The Federal Trade Commission has charged a Florida-based scheme with deceiving small business owners by falsely claiming to represent Google, falsely threatening businesses with removal from Google search results, and falsely promising first-place or first-page placement in Google search results.
According to the FTC, the Point Break defendants have no relationship with Google, and yet they barrage consumers with robocalls threatening that Google will label their business “permanently closed” unless they “press one” to speak with a “Google specialist.” Telemarketers tell those who respond that, for a purported one-time fee ranging from $300 to $700, they can “claim and verify” their Google listing and have unique “keywords” so their business will appear prominently when people search for their products or services.
Consumers who pay receive a follow-up call from the defendants’ telemarketers, pitching a second program that the defendants falsely claim can guarantee top search result placements for a one-time payment of $949.99 and recurring monthly payments of $169.99 or $99.99.
According to the FTC’s complaint, in October 2017, the defendants temporarily lost the ability to accept payments by credit card due to high chargeback rates (when consumers dispute credit card transactions). As a result, they took money, usually $100, from at least 250 of their customers’ checking accounts without the customers’ advance knowledge, consent, or authorization, and with no apparent reason or justification.
The defendants, who are charged with violating the FTC Act, are Pointbreak Media, LLC, also d/b/a Point Break Media, Point Break Solutions and Kivanni Marketing; DCP Marketing, LLC, also d/b/a Point Break; Modern Spotlight LLC; Modern Spotlight Group LLC, also d/b/a Modern Spotlight; Modern Internet Marketing LLC; Modern Source Media, LLC, also d/b/a Modern Source; Perfect Image Online LLC; Dustin Pillonato; Justin Ramsey; Aaron Michael Jones, also known as Michael Aaron Jones and Mike Jones; Ricardo Diaz; Michael Pocker; and Steffan Molina.

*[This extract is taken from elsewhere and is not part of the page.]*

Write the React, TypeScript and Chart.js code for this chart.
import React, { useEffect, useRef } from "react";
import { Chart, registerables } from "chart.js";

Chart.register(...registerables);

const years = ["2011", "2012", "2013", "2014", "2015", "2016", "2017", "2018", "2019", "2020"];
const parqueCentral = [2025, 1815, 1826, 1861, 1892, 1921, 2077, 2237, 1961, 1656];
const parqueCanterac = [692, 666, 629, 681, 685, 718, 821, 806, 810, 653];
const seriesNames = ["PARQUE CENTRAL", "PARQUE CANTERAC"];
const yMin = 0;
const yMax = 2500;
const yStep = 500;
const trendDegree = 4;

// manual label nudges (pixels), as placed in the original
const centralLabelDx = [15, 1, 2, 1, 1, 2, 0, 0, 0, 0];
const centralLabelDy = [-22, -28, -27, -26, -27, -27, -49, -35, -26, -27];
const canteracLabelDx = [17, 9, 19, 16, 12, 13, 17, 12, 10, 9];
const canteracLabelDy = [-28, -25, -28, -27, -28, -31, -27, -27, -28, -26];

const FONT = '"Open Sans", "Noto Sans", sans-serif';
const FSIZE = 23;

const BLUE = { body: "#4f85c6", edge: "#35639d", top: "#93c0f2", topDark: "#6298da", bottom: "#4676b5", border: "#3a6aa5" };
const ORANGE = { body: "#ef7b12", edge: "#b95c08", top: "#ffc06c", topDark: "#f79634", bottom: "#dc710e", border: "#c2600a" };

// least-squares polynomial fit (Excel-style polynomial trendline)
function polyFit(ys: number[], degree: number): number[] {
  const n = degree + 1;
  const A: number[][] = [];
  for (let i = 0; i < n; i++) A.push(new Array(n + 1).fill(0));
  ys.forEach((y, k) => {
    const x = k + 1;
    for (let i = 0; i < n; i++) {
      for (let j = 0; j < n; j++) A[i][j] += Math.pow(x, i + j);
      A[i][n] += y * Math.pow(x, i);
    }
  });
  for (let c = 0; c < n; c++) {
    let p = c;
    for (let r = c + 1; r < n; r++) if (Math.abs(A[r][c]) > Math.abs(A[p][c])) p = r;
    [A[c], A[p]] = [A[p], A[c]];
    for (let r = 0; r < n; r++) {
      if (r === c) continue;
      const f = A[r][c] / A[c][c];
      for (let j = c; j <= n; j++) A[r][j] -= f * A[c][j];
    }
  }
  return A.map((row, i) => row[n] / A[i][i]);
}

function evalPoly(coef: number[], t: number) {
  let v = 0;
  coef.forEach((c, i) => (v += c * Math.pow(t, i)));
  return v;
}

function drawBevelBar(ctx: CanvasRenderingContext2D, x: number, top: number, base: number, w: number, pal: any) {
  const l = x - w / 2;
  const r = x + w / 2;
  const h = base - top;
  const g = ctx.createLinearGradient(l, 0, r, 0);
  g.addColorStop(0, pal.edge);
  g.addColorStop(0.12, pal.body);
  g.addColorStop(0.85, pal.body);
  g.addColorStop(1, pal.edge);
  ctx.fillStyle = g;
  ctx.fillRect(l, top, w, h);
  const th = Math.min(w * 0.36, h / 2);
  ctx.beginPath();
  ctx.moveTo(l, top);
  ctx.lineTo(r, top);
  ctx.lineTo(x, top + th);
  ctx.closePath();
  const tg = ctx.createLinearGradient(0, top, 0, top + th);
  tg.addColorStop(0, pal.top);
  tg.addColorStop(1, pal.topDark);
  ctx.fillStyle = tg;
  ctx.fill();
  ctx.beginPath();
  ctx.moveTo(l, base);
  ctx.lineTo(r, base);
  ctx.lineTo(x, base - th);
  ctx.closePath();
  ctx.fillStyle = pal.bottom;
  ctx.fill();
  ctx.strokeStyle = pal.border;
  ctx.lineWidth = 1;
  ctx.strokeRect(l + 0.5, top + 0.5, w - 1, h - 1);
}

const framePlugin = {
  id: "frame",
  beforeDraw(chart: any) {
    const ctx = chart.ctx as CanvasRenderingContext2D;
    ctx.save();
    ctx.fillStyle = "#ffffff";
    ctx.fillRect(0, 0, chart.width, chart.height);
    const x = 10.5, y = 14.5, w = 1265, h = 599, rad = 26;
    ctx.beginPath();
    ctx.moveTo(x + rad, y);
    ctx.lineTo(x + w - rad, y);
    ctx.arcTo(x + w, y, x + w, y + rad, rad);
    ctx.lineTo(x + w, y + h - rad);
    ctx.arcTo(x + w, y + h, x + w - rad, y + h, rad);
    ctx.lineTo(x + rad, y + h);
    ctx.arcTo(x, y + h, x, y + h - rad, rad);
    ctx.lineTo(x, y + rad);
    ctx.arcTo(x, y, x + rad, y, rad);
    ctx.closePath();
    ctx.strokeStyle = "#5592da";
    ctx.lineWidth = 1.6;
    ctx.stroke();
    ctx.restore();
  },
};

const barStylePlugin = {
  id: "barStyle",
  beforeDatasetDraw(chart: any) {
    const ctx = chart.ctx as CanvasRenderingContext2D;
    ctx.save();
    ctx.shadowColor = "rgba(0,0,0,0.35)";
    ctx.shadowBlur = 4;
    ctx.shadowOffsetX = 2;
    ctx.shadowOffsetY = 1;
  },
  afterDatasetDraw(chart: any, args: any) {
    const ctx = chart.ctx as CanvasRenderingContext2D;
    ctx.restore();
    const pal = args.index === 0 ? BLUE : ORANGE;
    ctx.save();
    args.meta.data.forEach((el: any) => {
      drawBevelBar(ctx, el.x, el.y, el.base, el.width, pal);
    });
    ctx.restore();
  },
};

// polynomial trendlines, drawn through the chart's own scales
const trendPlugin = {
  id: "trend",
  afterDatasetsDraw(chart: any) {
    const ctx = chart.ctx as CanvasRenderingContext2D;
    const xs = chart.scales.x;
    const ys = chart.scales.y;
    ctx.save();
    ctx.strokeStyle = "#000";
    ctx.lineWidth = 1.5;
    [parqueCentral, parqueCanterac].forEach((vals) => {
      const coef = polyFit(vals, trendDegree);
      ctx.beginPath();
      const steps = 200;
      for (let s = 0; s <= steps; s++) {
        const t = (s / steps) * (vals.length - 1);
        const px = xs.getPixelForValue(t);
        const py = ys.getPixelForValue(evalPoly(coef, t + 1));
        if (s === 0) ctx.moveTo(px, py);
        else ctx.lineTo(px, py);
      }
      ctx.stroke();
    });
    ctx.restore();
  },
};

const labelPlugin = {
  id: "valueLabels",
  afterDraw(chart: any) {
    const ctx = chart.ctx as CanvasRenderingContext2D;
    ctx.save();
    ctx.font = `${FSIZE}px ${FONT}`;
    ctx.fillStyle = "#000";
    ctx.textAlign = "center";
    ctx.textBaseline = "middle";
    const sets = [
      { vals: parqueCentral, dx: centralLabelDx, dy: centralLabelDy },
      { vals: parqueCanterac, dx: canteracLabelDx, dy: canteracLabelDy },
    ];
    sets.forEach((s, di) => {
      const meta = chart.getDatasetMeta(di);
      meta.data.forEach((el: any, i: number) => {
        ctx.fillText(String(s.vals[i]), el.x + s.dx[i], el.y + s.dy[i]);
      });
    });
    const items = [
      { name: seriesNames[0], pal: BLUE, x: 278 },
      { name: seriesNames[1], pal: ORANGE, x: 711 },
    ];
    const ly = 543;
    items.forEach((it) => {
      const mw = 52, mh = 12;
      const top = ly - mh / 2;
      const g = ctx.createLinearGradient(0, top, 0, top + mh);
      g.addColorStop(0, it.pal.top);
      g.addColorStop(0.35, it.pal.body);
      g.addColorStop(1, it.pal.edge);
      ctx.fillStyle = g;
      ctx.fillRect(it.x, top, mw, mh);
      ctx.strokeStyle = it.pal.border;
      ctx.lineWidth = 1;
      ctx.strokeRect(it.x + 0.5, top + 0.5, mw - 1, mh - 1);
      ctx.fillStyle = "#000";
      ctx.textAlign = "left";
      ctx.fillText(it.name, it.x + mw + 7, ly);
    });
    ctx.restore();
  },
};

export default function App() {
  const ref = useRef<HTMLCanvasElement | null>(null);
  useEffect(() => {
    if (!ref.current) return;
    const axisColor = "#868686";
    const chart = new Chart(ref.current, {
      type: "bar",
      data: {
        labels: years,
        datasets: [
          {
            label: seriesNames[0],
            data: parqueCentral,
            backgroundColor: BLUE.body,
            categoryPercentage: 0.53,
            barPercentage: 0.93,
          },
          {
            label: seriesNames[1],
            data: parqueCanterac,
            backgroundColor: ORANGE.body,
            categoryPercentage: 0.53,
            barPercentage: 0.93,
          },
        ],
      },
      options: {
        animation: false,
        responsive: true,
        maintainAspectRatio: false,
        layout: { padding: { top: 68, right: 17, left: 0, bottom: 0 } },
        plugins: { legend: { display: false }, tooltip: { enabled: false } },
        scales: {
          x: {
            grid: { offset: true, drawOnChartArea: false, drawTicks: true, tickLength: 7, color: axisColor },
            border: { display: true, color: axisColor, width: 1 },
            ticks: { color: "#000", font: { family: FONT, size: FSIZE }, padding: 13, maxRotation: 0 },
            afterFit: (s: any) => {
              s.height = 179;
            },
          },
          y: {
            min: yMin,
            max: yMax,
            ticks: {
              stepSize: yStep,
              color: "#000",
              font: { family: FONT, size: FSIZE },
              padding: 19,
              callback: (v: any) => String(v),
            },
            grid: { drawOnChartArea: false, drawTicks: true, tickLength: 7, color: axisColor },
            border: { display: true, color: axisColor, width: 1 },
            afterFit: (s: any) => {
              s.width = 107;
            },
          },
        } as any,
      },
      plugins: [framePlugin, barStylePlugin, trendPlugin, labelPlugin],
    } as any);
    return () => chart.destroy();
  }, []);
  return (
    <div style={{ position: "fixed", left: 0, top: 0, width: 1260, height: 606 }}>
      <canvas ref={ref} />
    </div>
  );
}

The court has appointed a temporary receiver over the operation and has frozen the defendants’ assets during litigation. The FTC seeks to end the alleged illegal practices and obtain money for return to consumers.
The Commission vote approving the complaint was 2-0. The U.S. District Court for the Southern District of Florida entered a temporary restraining order against the defendants on May 8, 2018.
The FTC acknowledges the assistance of Google during the investigation of this case.
NOTE: The Commission files a complaint when it has “reason to believe” that the law has been or is being violated and it appears to the Commission that a proceeding is in the public interest. The case will be decided by the court.